The train which I was supposed to board on 3rd of October to Coimbatore arrived on time to Bangalore City from Kurla. My thoughts about a prompt arrival at Coimbatore were derailed when it reached Coimbatore, the next day morning three hours behind schedule. Having rued the lost hours, I camped at another of my classmate's house for the morning. Being Ayudha pooja day, I was treated by my hostess's family with a sumptuous South Indian meal. My other reason to visit Coimbatore in connection with Koushik's engagement was a visit to Avinashilingeshwarar temple in Avinashi.



My body unwilling (especially after the sumptuous meal) but with my mind egging me to go, I left for Avinashi to seek divine blessings from his holiness at Avinashi. Avinashi is a small town which means literally "one that is not destructible", enroute to Tiruppur which has carved a niche for itself in the Knitting industry. After a pleasant journey of 40 minutes by bus, I reached Avinashi. The temple is a stone throw away from the bus stand. The first things that you notice about the temple are the sculptures on the gopuram above the sanctum sanctorum. Legend has that it is a place where the tamil saint Sundaramoorthy nayanar, with the help of the divine Nataraja, resurrected a child from his death. Also said is that you gain half the benefit of a visit to Kashi by visiting Avinashi. The temple was well taken care of by the Tamil kingdoms of Chera, Cholas and Pandiyas. Once during a famine in Avinashi area, the kings built huge tanks and served Kanji (rice gurel) to the people. One can see the Tamil inscriptions of this incident even now.



The temple has sannidhis for Avinashilingeshwarar, his consort Parvathi, Lord Shanmuga and Lord Ganesha. There is a special sannidhi for Lord Sani apart from the Navagraha sannidhi which we find in all South Indian temples. Being ashtami day of Navrathri, there was a huge crowd at the Parvathi sannidi. Avinashappar's temple is a protected monument under the Archeological Survey of India. Few kilometers from Avinashi enroute to Tiruppur is Thirumuruganpoondi. Here too there are two temples of Shiva and Lord Karthikeya. But the place is famous for the "Kethu" sannidhi which attracts huge devotees. I reached a tad late only to find the "Kethu" sannidhi of Madhvaneshwar closed. The other temples are similar in architecture with the Avinashilingeshwarar temple at Avinashi.



The next day dawned a bit late for me as I took my own time to get out of bed. Being a sunday and as the weather was extremely pleasant, I enjoyed the mild sun with a hot cup of steaming coffee and watching the crows learn their acrobatic flying. The engagement was in the afternoon and I reached well in time to "kalaichify" (make fun of in Madras Tamizh slang) Koushik.



He was there no doubt, but with a stoic face in deep thought. Poor guy must have been going through all the complexities and pitfalls of a marriage and trying to figure out ways to avoid them. His cousins were there to team up with me in pulling Koushik's legs and the function went on to finish in grand style.



Once the function got over, I went through a bit of an ordeal of trying ot grab a seat in any of the available transports (leaving behing cycles and bullock carts) to get back to Bangalore.

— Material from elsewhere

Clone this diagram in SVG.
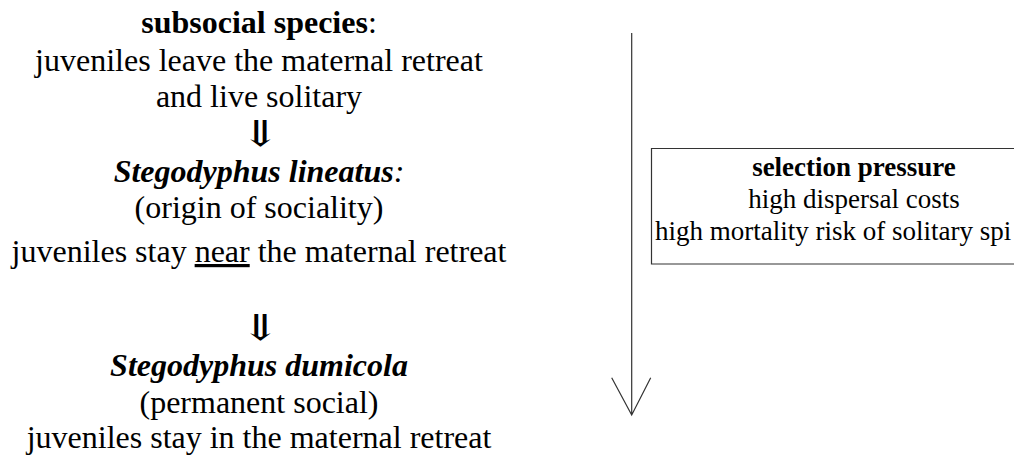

At last there was a travel agent who offered me a seat in a Swaraj Mazda van, which he called to be a "luxury bus". There was little to differentiate between an old WWII vintage and this "luxury bus". But as that was the only available transport back, I readily picked up the ticket. The "bus" took the unusual route of travelling to Sathyamangalam, Bannari, Chamrajpet and Mysore to reach Bangalore.

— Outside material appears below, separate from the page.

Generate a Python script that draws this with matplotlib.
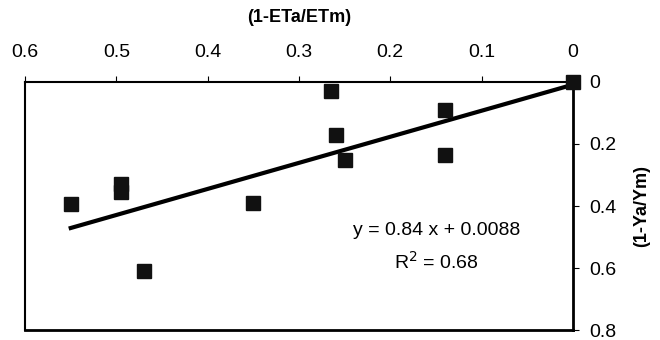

Here I was in a rickety old van hurtling down through our own "Bandit King" Veerappan's territory. Veerappan a former poacher was born nearby Thimbam in the Sathyamangalam forests. Thimbam is a remote hamlet and also is the last post before you cross over from TamilNadu to Karnataka. Notorious for his killing of elephants, Veerappan shot into fame when he switched from poaching to sandalwood smuggling. It is a tough terrain with thick tropical forests having Sandalwood, Honne, Mathi, Teak and Sal trees with only Veerappan and his band of poachers knowing the territory like the palm of their hands. One would imagine a cluster of checkposts, all manned by STF men with Sten guns. But all along the way in the posts, I found only minimal sentries armed with only .303 rifles who will be easily outclassed by Veerappan. No wonder he eludes the cops even to this day. The route passes through Periyar wildlife sanctuary and the route is lined with signboards warning of wild animals. I thought they should have kept a board saying "Beaware of Veerappan". True to the sign boards, we could see spotted deer and wild foxes at some places, their eyes glowing like hot, while coals in the van's headlights. It was a great pity that only the driver and me were witness to the majestic spotted deers and the wild foxes.



Some of the sentries are also supporters of Veerappan if one could go by their huge mustaches. The 27 hairpin bends of the Thimbam ghats are also a test for the driver's skills especially with the heavy vehicles being driven with impunity. But thanks to my stars and the fact that I was constantly encouraging the driver, we managed to cross the strech without any hitch. Once you cross over to Karnataka, the situation really changes. The sleeping co-passengers were awakened by the extremely bad roads, which resembled the lunar surface. There was little to choose from one pot hole to another and the only thing one has in mind while driving through that stretch is a small prayer that the wheels don't come off or the axles do not break.



The trail then leaves Veerappan territory and becomes more civilised as you enter Chamrajnagar and Mysore. Work is now on for the four lane express way between Mysore and Bangalore and soon one could cover the distance without many hassles. The only hitch in the ride back was the death of the dog, which was hit by our van, whose last howl would haunt me for weeks to come.